▶ _INFORMATION SUPPLIED_
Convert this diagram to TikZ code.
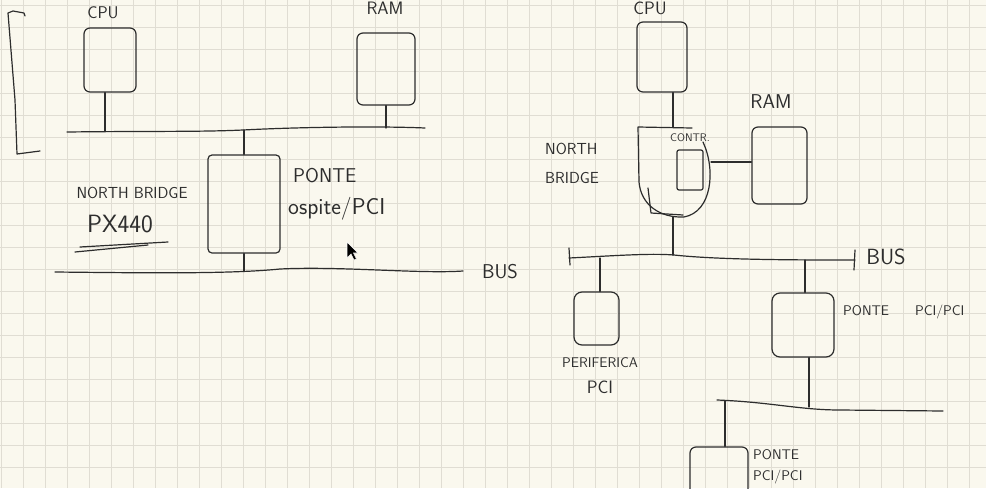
\documentclass[tikz,border=0pt]{standalone}
\usepackage{tikz}
\definecolor{paper}{RGB}{250,248,238}
\definecolor{gridc}{RGB}{224,221,211}
\definecolor{ink}{RGB}{45,45,45}

\begin{document}
\begin{tikzpicture}[x=1pt,y=-1pt,
	box/.style={draw=ink, line width=1.2pt, rounded corners=6pt, inner sep=0pt},
	wire/.style={draw=ink, line width=1.2pt, line cap=round, line join=round},
	lbl/.style={text=ink, inner sep=0pt, font=\sffamily\fontsize{#1}{#1}\selectfont},
	lbl/.default=17]
	\useasboundingbox (0,0) rectangle (986,488);
	\fill[paper] (0,0) rectangle (986,488);
	\foreach \gx in {0,...,44}
		\draw[gridc, line width=0.8pt] ({22*\gx+1.3},0) -- ({22*\gx+1.3},488);
	\foreach \gy in {0,...,21}
		\draw[gridc, line width=0.8pt] (0,{22*\gy+5.3}) -- (986,{22*\gy+5.3});

	\draw[wire] (25,16) -- (24,13) -- (13,11) -- (8,13) -- (15,100) -- (17,154) -- (40,151);

	\node (cpuL) at (110,60) [box, minimum width=52pt, minimum height=64pt] {};
	\node (ramL) at (386,69) [box, minimum width=58pt, minimum height=72pt] {};
	\node (nbL) at (244,204) [box, rounded corners=4pt, minimum width=72pt, minimum height=98pt] {};
		\node (tcpuL) at (103,13) [lbl] {CPU};
		\node (tramL) at (385,8) [lbl=18] {RAM};
		\node (tnbL) at (132,193) [lbl=16] {NORTH BRIDGE};
		\node (tpx) at (120,224) [lbl=25] {PX440};
		\node (tponteL) at (293,176) [lbl=20, anchor=west] {PONTE};
		\node (tospite) at (288,209) [lbl=23, anchor=west] {ospite/PCI};
		\node (tbusL) at (500,272) [lbl=20] {BUS};
	\draw[wire] (75,252) -- (148,245);
	\draw[wire] (80,247) -- (168,242);

	\draw[wire] (67,132) .. controls (150,131) and (200,132) .. (243,130) .. controls (300,127) and (380,126) .. (425,128);
	\draw[wire] (55,272) .. controls (150,273) and (230,274) .. (280,269) .. controls (340,266) and (420,274) .. (463,271);
	\coordinate (b1) at (105,131);
	\coordinate (b2) at (244,130);
	\coordinate (b3) at (386,128);
	\coordinate (b4) at (244,271);
	\draw[wire] (b1) -- (b1 |- cpuL.south);
	\draw[wire] (b2) -- (nbL.north);
	\draw[wire] (b3) -- (ramL.south);
	\draw[wire] (nbL.south) -- (b4);

	\filldraw[fill=black, draw=white, line width=0.6pt] (347,242) -- (347,258) -- (351,254) -- (354,260) -- (356.5,259) -- (353.5,253) -- (358,253) -- cycle;

	\node (cpuR) at (662,57) [box, minimum width=50pt, minimum height=70pt] {};
	\node (nbR) at (673,172) [minimum width=74pt, minimum height=90pt] {};
	\node (contr) at (690,170) [box, rounded corners=2pt, minimum width=26pt, minimum height=40pt] {};
	\node (ramR) at (779.5,165.5) [box, minimum width=55pt, minimum height=77pt] {};
	\node (peri) at (596.5,318.5) [box, rounded corners=8pt, minimum width=45pt, minimum height=53pt] {};
	\node (ppci) at (803,325) [box, rounded corners=8pt, minimum width=62pt, minimum height=64pt] {};
	\node (pbot) at (719,478) [box, minimum width=58pt, minimum height=62pt] {};
	\draw[wire] (692,128) -- (638,127) -- (639,182) .. controls (641,205) and (660,218) .. (684,217) .. controls (712,212) and (716,170) .. (703,142);
	\draw[wire] (648,188) -- (651,213) -- (683,215);
		\node (tcpuR) at (650,8) [lbl=18] {CPU};
		\node (tramR) at (771,102) [lbl=20] {RAM};
		\node (tnbR) at (545,163.5) [lbl=16, anchor=west, align=left] {NORTH\\[13pt]BRIDGE};
		\node (tcontr) at (690,138) [lbl=11] {CONTR.};
		\node (tbusR) at (886,257) [lbl=22] {BUS};
		\node (tperi) at (600,363) [lbl=14] {PERIFERICA};
		\node (tperipci) at (600,387) [lbl=18] {PCI};
		\node (tppci) at (843,312) [lbl=14, anchor=west] {PONTE\hspace{26pt}PCI/PCI};
		\node (tpbot) at (753,466.5) [lbl=14, anchor=west, align=left] {PONTE\\[7pt]PCI/PCI};

	\draw[wire] (569,258) .. controls (610,256) and (650,253) .. (674,255) .. controls (720,260) and (800,260) .. (855,260);
	\draw[wire] (569,248) -- (570,265);
	\draw[wire] (855,250) -- (854,270);
	\draw[wire] (717,400) .. controls (770,402) and (800,410) .. (840,410) -- (943,411);
	\coordinate (b5) at (600,258);
	\coordinate (b6) at (805,260);
	\coordinate (b7) at (809,407);
	\coordinate (b8) at (725,401);
	\coordinate (nbRe) at (711,162);
	\draw[wire] (cpuR.south -| nbR.north) -- (nbR.north);
	\draw[wire] (nbRe) -- (nbRe -| ramR.west);
	\draw[wire] (nbR.south) -- (nbR.south |- 0,255);
	\draw[wire] (b5) -- (b5 |- peri.north);
	\draw[wire] (b6) -- (b6 |- ppci.north);
	\draw[wire] (b7 |- ppci.south) -- (b7);
	\draw[wire] (b8) -- (b8 |- pbot.north);
\end{tikzpicture}
\end{document}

▶ _TASK STATEMENT_
Copy nothing but the lines from the top of the material through the line holding "(358,253) -- cycle;", exactly as written; omit pictures.

▶ _WORKED ANSWER_
Convert this diagram to TikZ code.
\documentclass[tikz,border=0pt]{standalone}
\usepackage{tikz}
\definecolor{paper}{RGB}{250,248,238}
\definecolor{gridc}{RGB}{224,221,211}
\definecolor{ink}{RGB}{45,45,45}

\begin{document}
\begin{tikzpicture}[x=1pt,y=-1pt,
	box/.style={draw=ink, line width=1.2pt, rounded corners=6pt, inner sep=0pt},
	wire/.style={draw=ink, line width=1.2pt, line cap=round, line join=round},
	lbl/.style={text=ink, inner sep=0pt, font=\sffamily\fontsize{#1}{#1}\selectfont},
	lbl/.default=17]
	\useasboundingbox (0,0) rectangle (986,488);
	\fill[paper] (0,0) rectangle (986,488);
	\foreach \gx in {0,...,44}
		\draw[gridc, line width=0.8pt] ({22*\gx+1.3},0) -- ({22*\gx+1.3},488);
	\foreach \gy in {0,...,21}
		\draw[gridc, line width=0.8pt] (0,{22*\gy+5.3}) -- (986,{22*\gy+5.3});

	\draw[wire] (25,16) -- (24,13) -- (13,11) -- (8,13) -- (15,100) -- (17,154) -- (40,151);

	\node (cpuL) at (110,60) [box, minimum width=52pt, minimum height=64pt] {};
	\node (ramL) at (386,69) [box, minimum width=58pt, minimum height=72pt] {};
	\node (nbL) at (244,204) [box, rounded corners=4pt, minimum width=72pt, minimum height=98pt] {};
		\node (tcpuL) at (103,13) [lbl] {CPU};
		\node (tramL) at (385,8) [lbl=18] {RAM};
		\node (tnbL) at (132,193) [lbl=16] {NORTH BRIDGE};
		\node (tpx) at (120,224) [lbl=25] {PX440};
		\node (tponteL) at (293,176) [lbl=20, anchor=west] {PONTE};
		\node (tospite) at (288,209) [lbl=23, anchor=west] {ospite/PCI};
		\node (tbusL) at (500,272) [lbl=20] {BUS};
	\draw[wire] (75,252) -- (148,245);
	\draw[wire] (80,247) -- (168,242);

	\draw[wire] (67,132) .. controls (150,131) and (200,132) .. (243,130) .. controls (300,127) and (380,126) .. (425,128);
	\draw[wire] (55,272) .. controls (150,273) and (230,274) .. (280,269) .. controls (340,266) and (420,274) .. (463,271);
	\coordinate (b1) at (105,131);
	\coordinate (b2) at (244,130);
	\coordinate (b3) at (386,128);
	\coordinate (b4) at (244,271);
	\draw[wire] (b1) -- (b1 |- cpuL.south);
	\draw[wire] (b2) -- (nbL.north);
	\draw[wire] (b3) -- (ramL.south);
	\draw[wire] (nbL.south) -- (b4);

	\filldraw[fill=black, draw=white, line width=0.6pt] (347,242) -- (347,258) -- (351,254) -- (354,260) -- (356.5,259) -- (353.5,253) -- (358,253) -- cycle;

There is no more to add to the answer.